# Script for monitoring website or port and send email



## roddierod (Dec 15, 2010)

Before I reinvent the wheel or spend any amount of time writing it myself, does anyone know of a script that will do the following:

   a) monitor port 80 (or any port really) for a connection. 
      Alternatively, could be a script monitoring apache site connections

   b) send an email notifying of the connection, possibly even disconnect

Other "would be nice" features:
    - look up whois information of the connecting party and send it in the email
    - only send email for certain party connections 
    - send information of what pages are being browsed or files downloaded

The reason for the emailing is I want to remotely monitor my machine without having to ssh into it or such.


----------



## jalla (Dec 15, 2010)

How many hits do you expect on that that webserver per hour, per day, etc?
Are you sure want to generate mail for each connection??

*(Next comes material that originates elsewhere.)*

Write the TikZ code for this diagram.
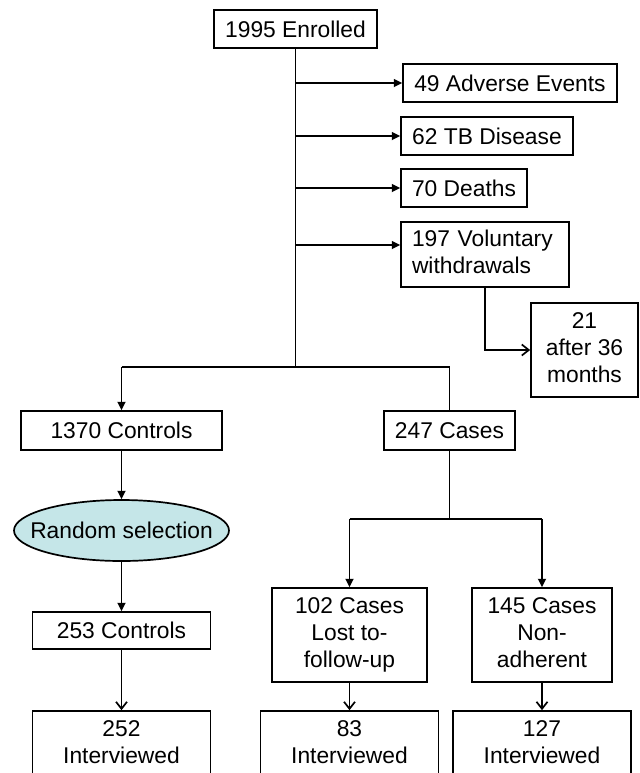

Unless you have an extremely low volume of traffic, I'd say you should be looking for some tool to do periodic reports from your http-logs


----------



## roddierod (Dec 15, 2010)

Very small, less than 10 hits a day. I use it as a testing server or I dump files for people to retrieve. Occassionally I forget to clean up the files, so I just want something to let me know, that so and so actually went to the site and check something out.


----------



## SirDice (Dec 15, 2010)

Imagine about a million real "hits" (page requests) and another million or so half-open connections per day. I'm sure your mailbox will start screaming bloody murder :e

Having this information in (near) real time is pretty much useless. Just generate periodic reports from your webserver's access and/or error log, perhaps combined with logging from your firewall.


----------



## ProFTP (Dec 21, 2010)

monit
monitord
etc


----------